The firm noted Kohl's core customer demographic, with household incomes ranging from $75,000 to $80,000, and its off-mall store locations as favorable factors when compared to brick-and-mortar peers.
The retailer's balance sheet is expected to generate approximately $1.6 billion in annual free cash flow by fiscal years 2022/23, which could support a mid-single-digit dividend yield and a low-double-digit to mid-teens total return.
Yet, challenges remain as Kohl's faces intense competition that may necessitate more aggressive pricing and promotional activities to maintain market share. These strategies could potentially counteract the benefits of multi-year inventory management efforts. Ecommerce and digital operations are expected to exert a 20-30 basis point pressure on gross margins and operating income.
Management has provided guidance for fiscal year 2024, with adjusted earnings per share anticipated to be between $2.10 and $2.70, which is in line with JPMorgan's estimate of $2.27 and slightly below the Street's $2.67 consensus.
Expected net sales range from a decrease of 1.0% to an increase of 1.0%, and operating margins are projected to be between 3.6% and 4.1%. Notably, this outlook includes potential impacts from regulatory changes to credit card late fees in the second half of 2024.

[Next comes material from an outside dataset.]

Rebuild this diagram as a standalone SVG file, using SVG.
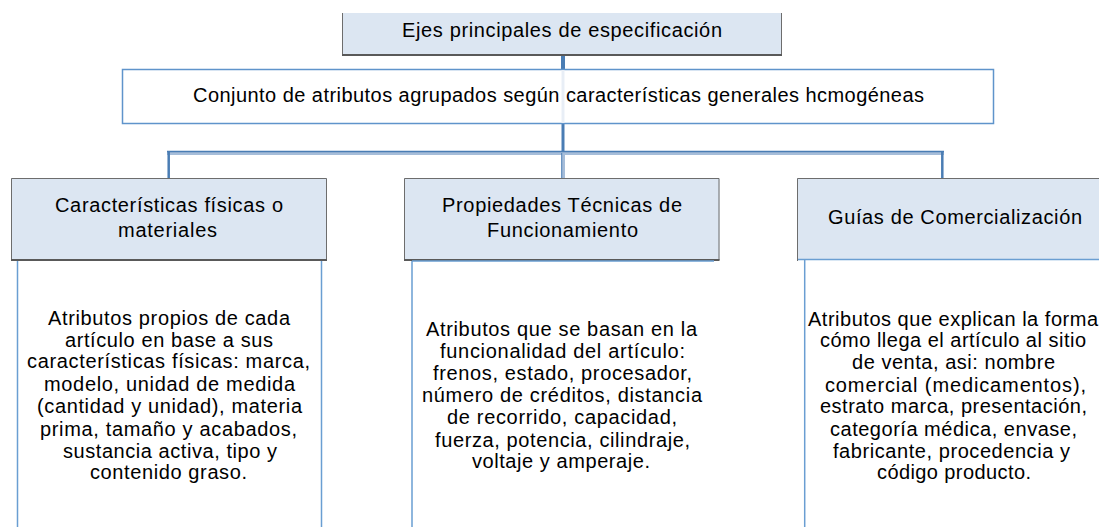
<svg xmlns="http://www.w3.org/2000/svg" width="1099" height="527" viewBox="0 0 1099 527">
<style>
text{font-family:"Liberation Sans",Arial,sans-serif;font-size:20px;fill:#000;}
.hdr{fill:#dce6f2;}
.gb{stroke:#6d6d6d;stroke-width:1;fill:none;}
.gbb{stroke:#595959;stroke-width:2;fill:none;}
.bb{stroke:#6a9ed2;stroke-width:1.5;fill:none;}
.cd{stroke:#4a7db4;fill:none;}
.cl{stroke:#a6bdd9;fill:none;}
</style>
<rect width="1099" height="527" fill="#fff"/>
<g id="connectors">
<line class="cd" x1="563" y1="55" x2="563" y2="70" stroke-width="4"/>
<line class="cd" x1="563" y1="124" x2="563" y2="152" stroke-width="3"/>
<line class="cl" x1="167" y1="153.5" x2="944" y2="153.5" stroke-width="3"/>
<line class="cd" x1="167" y1="151.5" x2="944" y2="151.5" stroke-width="1.5"/>
<line class="cd" x1="168.7" y1="151" x2="168.7" y2="178" stroke-width="2.5"/>
<line class="cd" x1="942.3" y1="151" x2="942.3" y2="178" stroke-width="2.5"/>
<line class="cl" x1="563.5" y1="153" x2="563.5" y2="178" stroke-width="3"/>
<line class="cd" x1="561.7" y1="153" x2="561.7" y2="178" stroke-width="1"/>
</g>
<g id="top">
<rect class="hdr" x="342" y="13" width="440" height="42"/>
<path class="gb" d="M342.5 13V55M781.5 13V55"/>
<path class="gbb" d="M342 55H782"/>
<text x="402" y="37" textLength="320" lengthAdjust="spacing">Ejes principales de especificación</text>
</g>
<g id="conjunto">
<rect x="122.5" y="69.5" width="871" height="54" fill="#fff" stroke="#5f94cb" stroke-width="1.5"/>
<line x1="563" y1="70" x2="563" y2="123" stroke="#e8eef6" stroke-width="3"/>
<text x="193" y="102" textLength="731" lengthAdjust="spacing">Conjunto de atributos agrupados según características generales hcmogéneas</text>
</g>
<g id="fisicas">
<rect class="hdr" x="11" y="178" width="316" height="82"/>
<path class="gb" d="M11.5 260V178.5H326.5V260"/>
<path class="gbb" d="M11 260H327"/>
<path class="bb" d="M17.5 261V540M321.5 261V540"/>
<text x="55" y="212" textLength="228" lengthAdjust="spacing">Características físicas o</text>
<text x="118" y="237" textLength="99" lengthAdjust="spacing">materiales</text>
<text x="48" y="325" textLength="242" lengthAdjust="spacing">Atributos propios de cada</text>
<text x="65" y="347" textLength="208" lengthAdjust="spacing">artículo en base a sus</text>
<text x="27" y="368" textLength="283" lengthAdjust="spacing">características físicas: marca,</text>
<text x="44" y="391" textLength="251" lengthAdjust="spacing">modelo, unidad de medida</text>
<text x="37" y="413" textLength="265" lengthAdjust="spacing">(cantidad y unidad), materia</text>
<text x="40" y="436" textLength="257" lengthAdjust="spacing">prima, tamaño y acabados,</text>
<text x="63" y="458" textLength="214" lengthAdjust="spacing">sustancia activa, tipo y</text>
<text x="90" y="479" textLength="157" lengthAdjust="spacing">contenido graso.</text>
</g>
<g id="tecnicas">
<rect class="hdr" x="404" y="178" width="315.5" height="82"/>
<path class="gb" d="M404.5 260V178.5H719V260"/>
<path class="gbb" d="M404 260H719.5"/>
<path class="bb" d="M412 261V540M412 261H714"/>
<text x="442" y="212" textLength="240" lengthAdjust="spacing">Propiedades Técnicas de</text>
<text x="487" y="237" textLength="151" lengthAdjust="spacing">Funcionamiento</text>
<text x="426" y="336" textLength="271" lengthAdjust="spacing">Atributos que se basan en la</text>
<text x="440" y="358" textLength="245" lengthAdjust="spacing">funcionalidad del artículo:</text>
<text x="433" y="380" textLength="259" lengthAdjust="spacing">frenos, estado, procesador,</text>
<text x="422" y="402" textLength="280" lengthAdjust="spacing">número de créditos, distancia</text>
<text x="447" y="424" textLength="230" lengthAdjust="spacing">de recorrido, capacidad,</text>
<text x="435" y="447" textLength="255" lengthAdjust="spacing">fuerza, potencia, cilindraje,</text>
<text x="472" y="468" textLength="178" lengthAdjust="spacing">voltaje y amperaje.</text>
</g>
<g id="comercializacion">
<rect class="hdr" x="797" y="178" width="310" height="82"/>
<path class="gb" d="M797.5 261V178.5H1105"/>
<path class="bb" d="M798 259.5H1105M804.7 260V540"/>
<text x="828" y="224" textLength="254" lengthAdjust="spacing">Guías de Comercialización</text>
<text x="808" y="326" textLength="290" lengthAdjust="spacing">Atributos que explican la forma</text>
<text x="820" y="347" textLength="266" lengthAdjust="spacing">cómo llega el artículo al sitio</text>
<text x="852" y="369" textLength="203" lengthAdjust="spacing">de venta, asi: nombre</text>
<text x="825" y="392" textLength="261" lengthAdjust="spacing">comercial (medicamentos),</text>
<text x="820" y="413" textLength="267" lengthAdjust="spacing">estrato marca, presentación,</text>
<text x="830" y="436" textLength="247" lengthAdjust="spacing">categoría médica, envase,</text>
<text x="833" y="458" textLength="237" lengthAdjust="spacing">fabricante, procedencia y</text>
<text x="877" y="479" textLength="154" lengthAdjust="spacing">código producto.</text>
</g>
</svg>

For the near term, management expects first-quarter 2024 same-store sales at the lower end of the annual guidance, which equates to flat same-store sales compared to the Street's expectation of a 1% decline. This conservative outlook is attributed to the challenge of lapping a significant clearance event held in February, despite positive momentum from key initiatives like Valentine's Day sales.
Management anticipates easier comparisons in March and April, estimating over a 10-point improvement from February. This sets the stage for same-store-sales growth of roughly 1.3% from the second to fourth quarters, aligning with the midpoint of the full-year guidance. Kohl's plans to bolster the latter half of the year with merchandising initiatives across various departments, including the rollout of Babies "R" Us in the fall.